Avançons maintenant et écoutons ce que l'Apôtre béni St Paul a dit à ce sujet. En écrivant aux Romains, il a ces paroles : « Rejetons les œuvres des ténèbres et endossons l'armure de lumière. Marchons honnêtement comme s'il faisait plein jour, non en mangeant et en buvant, ni en coucheries ou en libertinage, ni en conflit ou dans la jalousie; mais endossez le Seigneur Jésus-Christ et ne prenez aucune disposition pour la chair, pour en satisfaire la luxure ». Ici, le saint Apôtre nous exhorte à rejeter les œuvres des ténèbres, que, parmi d'autres, il appelle la gloutonnerie, la beuverie, les coucheries et le libertinage, qui sont tous au service de ce vice et induisent au dégoûtant péché de la chair. Il les appelle les œuvres des ténèbres parce qu'elles sont habituellement faites dans le noir ou la nuit («car quiconque fait le mal déteste la lumière et ne vient pas à la lumière, afin que ses œuvres ne soient réprouvées ») mais elles mènent tout droit à ces « ténèbres extrêmes où seront les pleurs et les grincements de dents ». Et il dit dans un autre passage de la même épître : « Ceux qui sont dans la chair ne peuvent pas plaire à Dieu. Nous sommes débiteurs, non pas de la chair afin de vivre selon la chair, car si vous vivez selon la chair vous mourrez ».

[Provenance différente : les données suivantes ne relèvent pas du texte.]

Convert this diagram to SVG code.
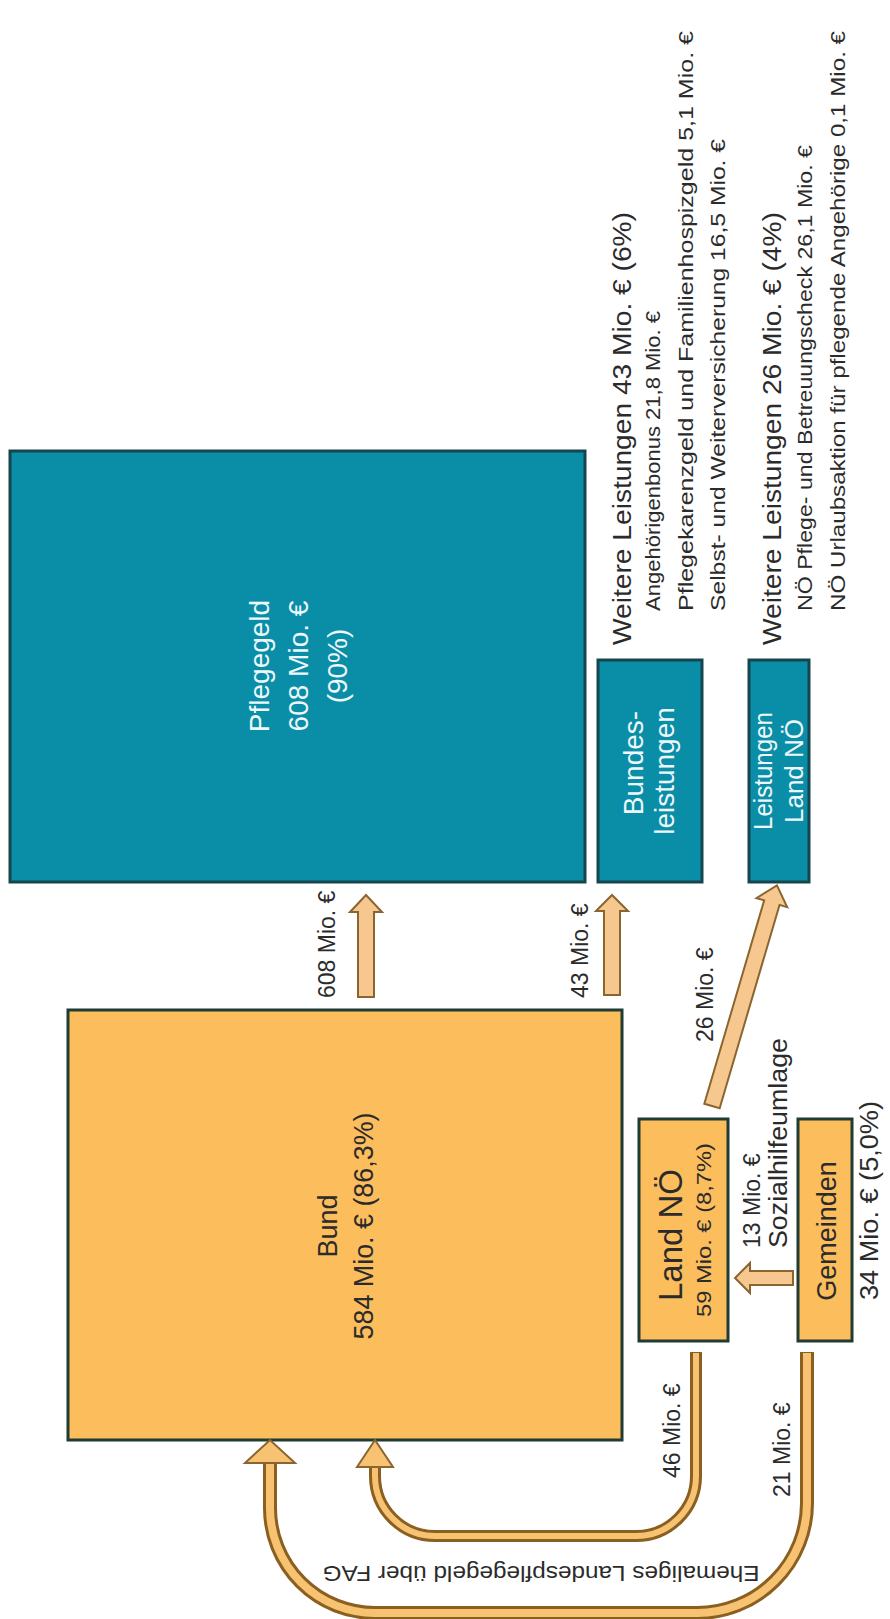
<svg xmlns="http://www.w3.org/2000/svg" width="890" height="1619" viewBox="0 0 890 1619">
<style>
text{font-family:"Liberation Sans",Arial,sans-serif}
.teal{fill:#0a8ea8;stroke:#17454d;stroke-width:3}
.org{fill:#fcbe5d;stroke:#1f3b33;stroke-width:3}
.wt{fill:#eef8fa}
.dk{fill:#2b2b2b}
.arr{fill:#f6c890;stroke:#8a6530;stroke-width:2;stroke-linejoin:miter}
.head{fill:#f7c272;stroke:#8a6530;stroke-width:2}
.tubeO{fill:none;stroke:#8a5f1f}
.tubeI{fill:none;stroke:#f7c272}
</style>
<rect width="890" height="1619" fill="#ffffff"/>

<g id="pflegegeld">
<rect class="teal" x="10" y="451" width="575" height="431"/>
<text class="wt" font-size="28" text-anchor="middle" transform="translate(269,666) rotate(-90)">Pflegegeld</text>
<text class="wt" font-size="28" text-anchor="middle" transform="translate(308,666) rotate(-90)">608 Mio. €</text>
<text class="wt" font-size="28" text-anchor="middle" transform="translate(347,666) rotate(-90)">(90%)</text>
</g>

<g id="bundesleistungen">
<rect class="teal" x="598" y="660" width="104" height="222"/>
<text class="wt" font-size="28" text-anchor="middle" transform="translate(643,763) rotate(-90)">Bundes-</text>
<text class="wt" font-size="28" text-anchor="middle" transform="translate(674,771) rotate(-90)">leistungen</text>
</g>

<g id="leistungen-land">
<rect class="teal" x="749" y="660" width="60" height="222"/>
<text class="wt" font-size="26" text-anchor="middle" transform="translate(772,771) rotate(-90)" textLength="118" lengthAdjust="spacingAndGlyphs">Leistungen</text>
<text class="wt" font-size="26" text-anchor="middle" transform="translate(803,771) rotate(-90)">Land NÖ</text>
</g>

<g id="bund">
<rect class="org" x="68" y="1010" width="554" height="430"/>
<text class="dk" font-size="27" text-anchor="middle" transform="translate(337,1226) rotate(-90)">Bund</text>
<text class="dk" font-size="27" text-anchor="middle" transform="translate(373,1226) rotate(-90)" textLength="227" lengthAdjust="spacingAndGlyphs">584 Mio. € (86,3%)</text>
</g>

<g id="land-noe">
<rect class="org" x="639" y="1119" width="89" height="222"/>
<text class="dk" font-size="33" text-anchor="middle" transform="translate(682,1235) rotate(-90)">Land NÖ</text>
<text class="dk" font-size="21" text-anchor="middle" transform="translate(711,1230) rotate(-90)" textLength="174" lengthAdjust="spacingAndGlyphs">59 Mio. € (8,7%)</text>
</g>

<g id="gemeinden">
<rect class="org" x="798" y="1119" width="54" height="222"/>
<text class="dk" font-size="27" text-anchor="middle" transform="translate(836,1231) rotate(-90)">Gemeinden</text>
</g>

<g id="weitere-bund">
<text class="dk" font-size="26" transform="translate(631,645) rotate(-90)" textLength="433" lengthAdjust="spacingAndGlyphs">Weitere Leistungen 43 Mio.  € (6%)</text>
<text class="dk" font-size="21" transform="translate(660,611) rotate(-90)" textLength="300" lengthAdjust="spacingAndGlyphs">Angehörigenbonus 21,8 Mio. €</text>
<text class="dk" font-size="21" transform="translate(693,611) rotate(-90)" textLength="580" lengthAdjust="spacingAndGlyphs">Pflegekarenzgeld und Familienhospizgeld 5,1 Mio. €</text>
<text class="dk" font-size="21" transform="translate(725,611) rotate(-90)" textLength="472" lengthAdjust="spacingAndGlyphs">Selbst- und Weiterversicherung 16,5 Mio. €</text>
</g>

<g id="weitere-land">
<text class="dk" font-size="26" transform="translate(781,645) rotate(-90)" textLength="433" lengthAdjust="spacingAndGlyphs">Weitere Leistungen 26 Mio.  € (4%)</text>
<text class="dk" font-size="21" transform="translate(812,611) rotate(-90)" textLength="466" lengthAdjust="spacingAndGlyphs">NÖ Pflege- und Betreuungscheck 26,1 Mio. €</text>
<text class="dk" font-size="21" transform="translate(845,611) rotate(-90)" textLength="580" lengthAdjust="spacingAndGlyphs">NÖ Urlaubsaktion für pflegende Angehörige 0,1 Mio. €</text>
</g>

<g id="connectors">
<polygon class="arr" points="358,997 358,912 350,912 366,895 382,912 374,912 374,997"/>
<text class="dk" font-size="23" transform="translate(335,998) rotate(-90)">608 Mio. €</text>

<polygon class="arr" points="604,995 604,911 596,911 612,895 628,911 620,911 620,995"/>
<text class="dk" font-size="23" transform="translate(588,998) rotate(-90)">43 Mio. €</text>

<polygon class="arr" transform="translate(712,1106) rotate(16.4)" points="-8,0 -8,-212 -16,-212 0,-230 16,-212 8,-212 8,0"/>
<text class="dk" font-size="23" transform="translate(713,1042) rotate(-90)">26 Mio. €</text>

<polygon class="arr" points="793,1271 750,1271 750,1263 735,1278 750,1293 750,1285 793,1285"/>
<text class="dk" font-size="23" transform="translate(760,1248) rotate(-90)">13 Mio. €</text>
<text class="dk" font-size="25" transform="translate(787,1248) rotate(-90)" textLength="210" lengthAdjust="spacingAndGlyphs">Sozialhilfeumlage</text>
<text class="dk" font-size="26" transform="translate(878,1300) rotate(-90)" textLength="199" lengthAdjust="spacingAndGlyphs">34 Mio. € (5,0%)</text>

<path class="tubeO" stroke-width="12" d="M696,1352 L696,1476 A60,60 0 0 1 636,1536 L435,1536 A60,60 0 0 1 375,1476 L375,1465"/>
<path class="tubeI" stroke-width="6" d="M696,1353 L696,1476 A60,60 0 0 1 636,1536 L435,1536 A60,60 0 0 1 375,1476 L375,1462"/>
<polygon class="head" points="357,1467 375,1440 393,1467"/>
<text class="dk" font-size="23" transform="translate(680,1478) rotate(-90)">46 Mio. €</text>

<path class="tubeO" stroke-width="14" d="M807,1352 L807,1503 A110,110 0 0 1 697,1613 L375,1613 A105,105 0 0 1 270,1508 L270,1461"/>
<path class="tubeI" stroke-width="8" d="M807,1353 L807,1503 A110,110 0 0 1 697,1613 L375,1613 A105,105 0 0 1 270,1508 L270,1458"/>
<polygon class="head" points="245,1463 270,1440 295,1463"/>
<text class="dk" font-size="23" transform="translate(790,1497) rotate(-90)">21 Mio. €</text>

<text class="dk" font-size="22" text-anchor="middle" transform="translate(541,1566) rotate(180)" textLength="437" lengthAdjust="spacingAndGlyphs">Ehemaliges Landespflegegeld über FAG</text>
</g>
</svg>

Il dit encore : « Fuyez la fornication. Car tout péché qu'un homme commet, [il le commet] sans son corps, mais quiconque commet l'adultère pèche contre son propre corps. Ne savez-vous pas que vos membres sont le temple de l'Esprit-Saint qui est en vous, vous qui avez Dieu aussi, et que vous ne vous appartenez pas ? Car vous avez été chèrement [r]achetés. Glorifiez Dieu dans votre corps, etc. ». Et un peu plus loin, il dit : « Ne savez-vous pas que vos corps sont les membres de Christ ? Prendrai-je donc les membres de Christ pour en faire les membres d'une prostituée ? Dieu l'interdit. Ne savez-vous pas que celui qui couche avec une prostituée fait un seul corps avec elle ? Ils sont deux avec une seule chair, dit-il. Mais celui qui s'unit au Seigneur est un seul esprit [avec Lui] ». Quelles pieuses raisons l'Apôtre St Paul donne-t-il ici pour nous dissuader de la prostitution et de toute impureté ! « Vos membres », dit-il, «sont le temple du Saint-Esprit ; et quiconque Le souille, Dieu le détruira », comme dit St Paul. Si nous sommes le temple du Saint-Esprit, il est donc très déplacé de Le faire sortir de nous par la prostitution, et de mettre à Sa place les méchants esprits de l'impureté et de la fornication, et d'être unis à eux et de les servir ! « Vous avez été chèrement [r]achetés », dit-il, « pour cette raison, glorifiez Dieu dans votre corps ».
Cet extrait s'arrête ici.